Friday, May 06, 2005

Careful what you ask for

Mikaela says:
The US sure knows who to back in global conflicts! Our track record is soooooo wonderful. We wanted to be a world superpower, right? Wanted to have our gun barrels in lots of different pies? You get what you sow? Well, we're reaping bombs now.

From Democracy Now on Wednesday:

Report: Insurgents Aided By Old U.S. Army Manual

"The Washington Post is reporting that the Iraqi resistance likely learned some of their bomb-making techniques indirectly from the U.S. Army. In 1965 the Army issued a detailed booklet on how to build and hide booby traps. The manual included detailed diagrams illustrating various means of wiring detonators to explosives. It also gave advice on the best locations for concealing deadly bombs. In 1987, Saddam Hussein distributed an Arabic version of the manual to the Iraqi military. The manual was translated at a time when the Reagan administration was supplying Iraq with military assistance in its war against Iran [emphasis added]. One U.S. official estimated that ten percent of the bombs planted in Iraq use the pressure-detonation techniques detailed in the U.S. document. "

The Post story is no longer available on its website (citing temporary technical problems), but today's story about the heating up of violence between Sunnis and Shiites forebodes the earnest beginnings of Iraq's civil war. If this continues, American soldiers in Iraq will literally be caught in the crosshairs of two indigenous religious groups that our government will choose between. And we all know how successful that scenario is bound to be. What are we doing there again?
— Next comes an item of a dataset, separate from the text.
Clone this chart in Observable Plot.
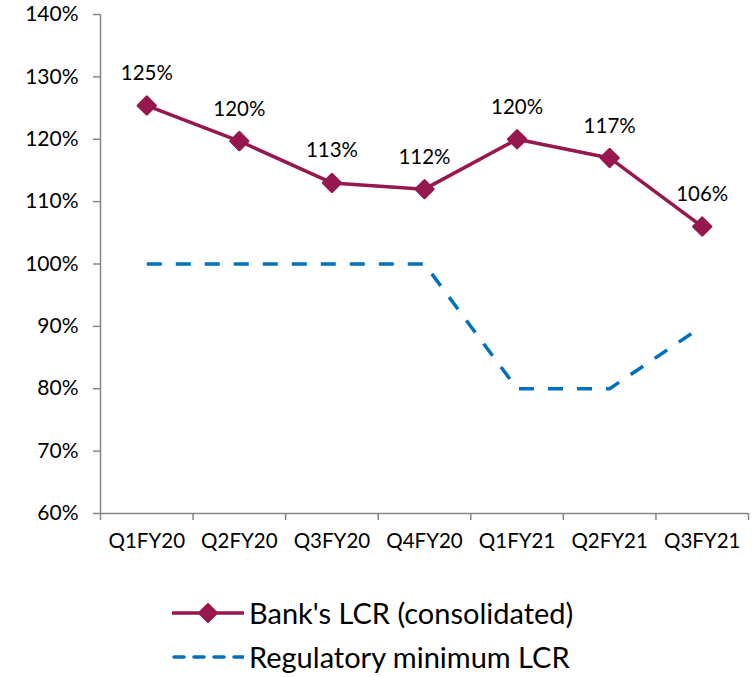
<!DOCTYPE html>
<html><head><meta charset="utf-8">
<script src="https://cdn.jsdelivr.net/npm/d3@7"></script>
<script src="https://cdn.jsdelivr.net/npm/@observablehq/plot@0.6"></script>
<style>
body{margin:0;background:#fff;font-family:Lato,"Noto Sans",sans-serif;}
#legend{position:relative;width:754px;height:117px;}
.lg{position:absolute;left:172px;height:34px;line-height:34px;display:flex;align-items:center;font-size:29px;color:#000;white-space:nowrap;}
.lg svg{margin-right:5px}
</style></head><body>
<div id="chart"></div>
<div id="legend"></div>
<script>
const categories = ["Q1FY20","Q2FY20","Q3FY20","Q4FY20","Q1FY21","Q2FY21","Q3FY21"];
const bankLCR = [125.4, 119.7, 113, 112, 120, 117, 106];
const bankLabels = ["125%","120%","113%","112%","120%","117%","106%"];
const regMin = [100, 100, 100, 100, 80, 80, 90];
const yTicks = [60,70,80,90,100,110,120,130,140];
const seriesNames = ["Bank's LCR (consolidated)", "Regulatory minimum LCR"];
const colors = ["#97174F", "#0070C0"];

const bank = categories.map((c,i)=>({i, v: bankLCR[i], label: bankLabels[i]}));
const reg = categories.map((c,i)=>({i, v: regMin[i]}));
const bounds = d3.range(categories.length+1).map(k=>k-0.5);
const axisColor = "#868686";

const plot = Plot.plot({
  width: 754, height: 560,
  marginLeft: 100, marginTop: 14, marginBottom: 47, marginRight: 6,
  style: {fontFamily: "Lato, 'Noto Sans', sans-serif", fontSize: "21px", color: "#000", background: "#fff"},
  x: {type: "linear", domain: [-0.5, categories.length-0.5], axis: null},
  y: {domain: [60,140], axis: null},
  marks: [
    Plot.axisY(yTicks, {tickSize: 7, tickPadding: 15, stroke: axisColor, strokeWidth: 1.5, tickFormat: d=>d+"%", fontSize: 21, fill: "#000", label: null}),
    Plot.axisX(bounds, {tickSize: 7, tickFormat: ()=>"", stroke: axisColor, strokeWidth: 1.5, label: null}),
    Plot.axisX(d3.range(categories.length), {tickSize: 0, tickPadding: 20, tickFormat: i=>categories[i], fontSize: 20.5, fill: "#000", label: null}),
    Plot.ruleX([-0.5], {stroke: axisColor, strokeWidth: 1.5}),
    Plot.ruleY([60], {stroke: axisColor, strokeWidth: 1.5}),
    Plot.line(reg, {x:"i", y:"v", stroke: colors[1], strokeWidth: 3.5, strokeDasharray: "15,14", strokeLinecap: "butt"}),
    Plot.line(bank, {x:"i", y:"v", stroke: colors[0], strokeWidth: 3.5}),
    Plot.dot(bank, {x:"i", y:"v", symbol: "diamond2", r: 8, fill: colors[0], stroke: colors[0], strokeWidth: 2.5, strokeLinejoin: "round"}),
    Plot.text(bank, {x:"i", y:"v", text:"label", dy: -32, fontSize: 20.5, fill: "#000"})
  ]
});
document.getElementById("chart").appendChild(plot);

const lg = document.getElementById("legend");
lg.innerHTML = `
<div class="lg" style="top:36px"><svg width="72" height="20"><line x1="0" y1="10" x2="72" y2="10" stroke="${colors[0]}" stroke-width="3.5"/><path d="M36,1 L45,10 L36,19 L27,10 Z" fill="${colors[0]}" stroke="${colors[0]}" stroke-width="2" stroke-linejoin="round"/></svg><span>${seriesNames[0]}</span></div>
<div class="lg" style="top:80px"><svg width="72" height="20"><line x1="2" y1="10" x2="72" y2="10" stroke="${colors[1]}" stroke-width="3.5" stroke-dasharray="10,10" stroke-linecap="round"/></svg><span>${seriesNames[1]}</span></div>`;
</script>
</body></html>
Persistent Violence Plagues Iraq
Bombings in Tikrit and Baghdad Kill 23
By Omar Fekeiki and Fred Barbash
May 6, 2005

"Against a backdrop of rising sectarian tension between Sunni and Shiite Muslims, groups of unidentified bodies have been found at least twice in recent weeks.

Last month, the bodies of 19 Iraqi soldiers were found piled in a soccer stadium in western Iraq after they had been captured by insurgents.

Separately, police announced the discovery of 58 corpses floating in the Tigris River near a village where Shiite Muslim leaders earlier had reported that civilians were being abducted by Sunni Muslim extremists. There has been no confirmation of how the 58 died."